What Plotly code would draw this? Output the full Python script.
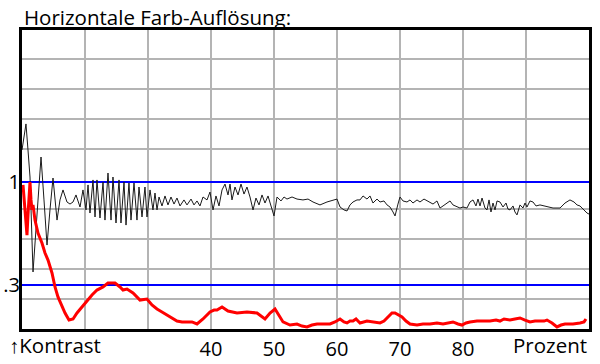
import plotly.graph_objects as go

# Horizontal colour resolution: percent of bandwidth vs contrast
black_x = [10.0, 10.3, 10.63, 10.95, 11.27, 11.75, 12.38, 13.02, 13.49, 13.97, 14.44, 14.92, 15.56, 16.03,
           16.51, 17.14, 17.62, 18.1, 18.57, 19.21, 19.68, 20.16, 20.48, 20.79, 21.27, 21.59, 21.9, 22.38,
           22.86, 23.17, 23.65, 24.13, 24.44, 24.92, 25.4, 25.71, 26.19, 26.51, 26.98, 27.3, 27.78, 28.25,
           28.57, 29.05, 29.52, 29.84, 30.32, 30.79, 31.11, 31.43, 31.75, 32.22, 32.7, 33.17, 33.65, 34.13,
           34.6, 35.08, 35.71, 36.19, 36.83, 37.3, 37.78, 38.25, 38.73, 39.37, 39.84, 40.32, 40.79, 41.27,
           41.75, 42.22, 42.7, 43.02, 43.33, 43.81, 44.29, 44.76, 45.24, 45.71, 46.19, 46.67, 47.14, 47.62,
           48.1, 48.57, 49.05, 49.52, 50.0, 50.48, 51.11, 51.59, 52.06, 52.86, 53.65, 54.6, 55.4, 56.19,
           57.3, 58.41, 59.37, 60.0, 60.48, 61.11, 61.59, 62.06, 62.54, 63.17, 63.65, 64.13, 64.76, 65.24,
           65.71, 66.35, 66.83, 67.46, 67.94, 68.41, 68.89, 69.21, 69.68, 70.0, 70.48, 71.11, 71.59, 72.06,
           72.7, 73.17, 73.81, 74.29, 74.76, 75.24, 75.87, 76.35, 76.83, 77.46, 77.94, 78.41, 79.05, 79.52,
           80.0, 80.63, 81.11, 81.59, 82.06, 82.38, 82.7, 83.02, 83.49, 83.81, 84.13, 84.44, 84.76, 85.08,
           85.4, 85.87, 86.35, 86.83, 87.14, 87.46, 87.94, 88.25, 88.57, 89.05, 89.52, 89.84, 90.16, 90.63,
           91.11, 91.59, 92.22, 92.86, 93.33, 93.81, 94.29, 94.92, 95.4, 96.19, 96.98, 97.62, 98.1, 98.57,
           98.89, 99.37, 99.68, 100.0]
black_y = [1.218, 1.32, 1.395, 1.218, 1.034, 0.388, 0.776, 1.17, 0.878, 0.571, 0.81, 1.027, 0.741, 0.878,
           0.946, 0.864, 0.85, 0.864, 0.912, 0.83, 0.946, 0.81, 0.98, 0.789, 1.014, 0.762, 1.014, 0.755,
           1.0, 0.741, 1.061, 0.741, 1.034, 0.721, 1.014, 0.721, 1.0, 0.707, 0.993, 0.741, 0.993, 0.741,
           0.966, 0.762, 0.966, 0.762, 0.946, 0.81, 0.925, 0.81, 0.898, 0.837, 0.905, 0.844, 0.898, 0.85,
           0.891, 0.837, 0.878, 0.844, 0.884, 0.844, 0.871, 0.837, 0.898, 0.878, 0.932, 0.81, 0.905, 0.837,
           0.946, 0.986, 0.912, 0.986, 0.878, 0.966, 0.912, 0.986, 0.918, 0.966, 0.898, 0.81, 0.891, 0.844,
           0.912, 0.857, 0.905, 0.837, 0.769, 0.898, 0.871, 0.898, 0.884, 0.898, 0.884, 0.878, 0.884, 0.864,
           0.844, 0.864, 0.878, 0.884, 0.83, 0.81, 0.803, 0.844, 0.864, 0.878, 0.878, 0.905, 0.884, 0.905,
           0.857, 0.884, 0.864, 0.871, 0.844, 0.83, 0.796, 0.769, 0.85, 0.898, 0.871, 0.864, 0.878, 0.857,
           0.878, 0.864, 0.884, 0.871, 0.857, 0.85, 0.871, 0.823, 0.837, 0.857, 0.871, 0.844, 0.83, 0.823,
           0.83, 0.823, 0.864, 0.878, 0.837, 0.884, 0.837, 0.891, 0.823, 0.81, 0.878, 0.796, 0.857, 0.81,
           0.871, 0.864, 0.83, 0.857, 0.816, 0.81, 0.837, 0.796, 0.776, 0.844, 0.823, 0.857, 0.83, 0.871,
           0.864, 0.837, 0.844, 0.837, 0.83, 0.83, 0.823, 0.823, 0.823, 0.857, 0.878, 0.864, 0.844, 0.837,
           0.823, 0.803, 0.789, 0.782]

red_x = [10.16, 10.48, 10.79, 10.95, 11.27, 11.43, 11.59, 11.75, 12.06, 12.54, 13.17, 13.65, 14.13, 14.76,
         15.24, 15.71, 16.35, 16.83, 17.46, 18.1, 18.73, 19.52, 20.32, 21.11, 21.9, 22.86, 23.65, 24.76,
         25.56, 26.03, 26.67, 27.62, 28.73, 29.84, 30.63, 31.43, 32.22, 33.02, 33.81, 34.6, 35.4, 36.19,
         36.98, 37.78, 38.73, 39.84, 40.48, 40.95, 41.75, 42.7, 44.13, 45.71, 47.3, 48.57, 49.37, 50.16,
         50.79, 51.43, 52.54, 53.65, 54.44, 55.24, 56.03, 56.83, 57.78, 58.89, 59.68, 60.48, 61.11, 61.59,
         62.06, 62.54, 63.02, 63.65, 64.76, 65.87, 66.83, 67.46, 68.1, 68.73, 69.21, 69.68, 70.32, 70.95,
         71.59, 72.7, 73.65, 74.76, 75.87, 76.83, 77.62, 78.41, 79.21, 79.84, 80.48, 81.11, 82.22, 83.17,
         84.29, 85.24, 85.87, 86.51, 87.46, 88.25, 89.05, 89.84, 90.63, 91.43, 92.22, 92.86, 93.33, 94.13,
         94.92, 95.56, 96.19, 97.46, 98.57, 99.21, 99.52]
red_y = [0.98, 0.776, 0.639, 0.776, 1.0, 0.878, 0.81, 0.844, 0.741, 0.653, 0.585, 0.517, 0.469, 0.381,
         0.286, 0.218, 0.15, 0.109, 0.061, 0.068, 0.109, 0.15, 0.197, 0.231, 0.265, 0.286, 0.313, 0.313,
         0.286, 0.265, 0.272, 0.245, 0.197, 0.204, 0.163, 0.136, 0.116, 0.095, 0.075, 0.054, 0.048, 0.048,
         0.048, 0.034, 0.068, 0.116, 0.129, 0.129, 0.15, 0.122, 0.109, 0.116, 0.109, 0.068, 0.109, 0.136,
         0.095, 0.048, 0.027, 0.034, 0.02, 0.014, 0.027, 0.034, 0.034, 0.034, 0.048, 0.068, 0.048, 0.041,
         0.054, 0.054, 0.068, 0.041, 0.054, 0.048, 0.041, 0.054, 0.082, 0.109, 0.109, 0.095, 0.082, 0.054,
         0.034, 0.027, 0.034, 0.034, 0.041, 0.034, 0.041, 0.048, 0.034, 0.027, 0.041, 0.048, 0.054, 0.054,
         0.054, 0.061, 0.054, 0.068, 0.061, 0.068, 0.075, 0.061, 0.048, 0.054, 0.054, 0.054, 0.061, 0.041,
         0.014, 0.027, 0.034, 0.034, 0.041, 0.048, 0.068]

x_grid = [20, 30, 40, 50, 60, 70, 80, 90]
x_labels = ["", "", "40", "50", "60", "70", "80", ""]
y_ref_vals = [0.3, 1.0]
y_ref_labels = [".3", "1"]
y_grid = [0.204, 0.408, 0.612, 0.816, 1.224, 1.429, 1.633, 1.837]

FONT = "Open Sans"

fig = go.Figure()
fig.add_trace(go.Scatter(x=black_x, y=black_y, mode="lines",
                         line=dict(color="#1a1a1a", width=1), hoverinfo="skip"))
fig.add_trace(go.Scatter(x=red_x, y=red_y, mode="lines",
                         line=dict(color="#ff0000", width=3), hoverinfo="skip"))

fig.update_layout(
    width=600, height=364,
    margin=dict(l=22, r=11, t=30, b=35, autoexpand=False),
    paper_bgcolor="white", plot_bgcolor="white",
    showlegend=False,
    font=dict(family=FONT, size=20, color="black"),
    xaxis=dict(range=[10, 100], tickvals=x_grid, ticktext=x_labels, ticks="",
               showgrid=True, gridcolor="#b4b4b4", gridwidth=1.5, zeroline=False,
               showline=True, linecolor="black", linewidth=3, mirror=True,
               automargin=False, tickfont=dict(size=20)),
    yaxis=dict(range=[0, 2.034], tickvals=y_ref_vals, ticktext=y_ref_labels, ticks="",
               showgrid=True, gridcolor="#0000ff", gridwidth=2, zeroline=False,
               showline=True, linecolor="black", linewidth=3, mirror=True,
               automargin=False, tickfont=dict(size=20), ticklabelstandoff=-5,
               minor=dict(tickvals=y_grid, showgrid=True, gridcolor="#b4b4b4", gridwidth=1.5, ticks="")),
)

fig.add_annotation(text="Horizontale Farb-Auflösung:", xref="paper", yref="paper",
                   x=0.0, y=1.043, xanchor="left", yanchor="middle", showarrow=False,
                   font=dict(size=20.5))
fig.add_annotation(text="↑Kontrast", xref="paper", yref="paper",
                   x=-0.027, y=-0.054, xanchor="left", yanchor="middle", showarrow=False,
                   font=dict(size=20.5))
fig.add_annotation(text="Prozent", xref="paper", yref="paper",
                   x=1.0, y=-0.054, xanchor="right", yanchor="middle", showarrow=False,
                   font=dict(size=20.5))

fig.write_html("out.html")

(WRITTEN REQUEST):
Emit the lines of the material exactly, from its first line to the line containing "import plotly.graph_objects as go", inclusive; leave every picture out.

(ANSWER TO THE PROBLEM):
What Plotly code would draw this? Output the full Python script.
import plotly.graph_objects as go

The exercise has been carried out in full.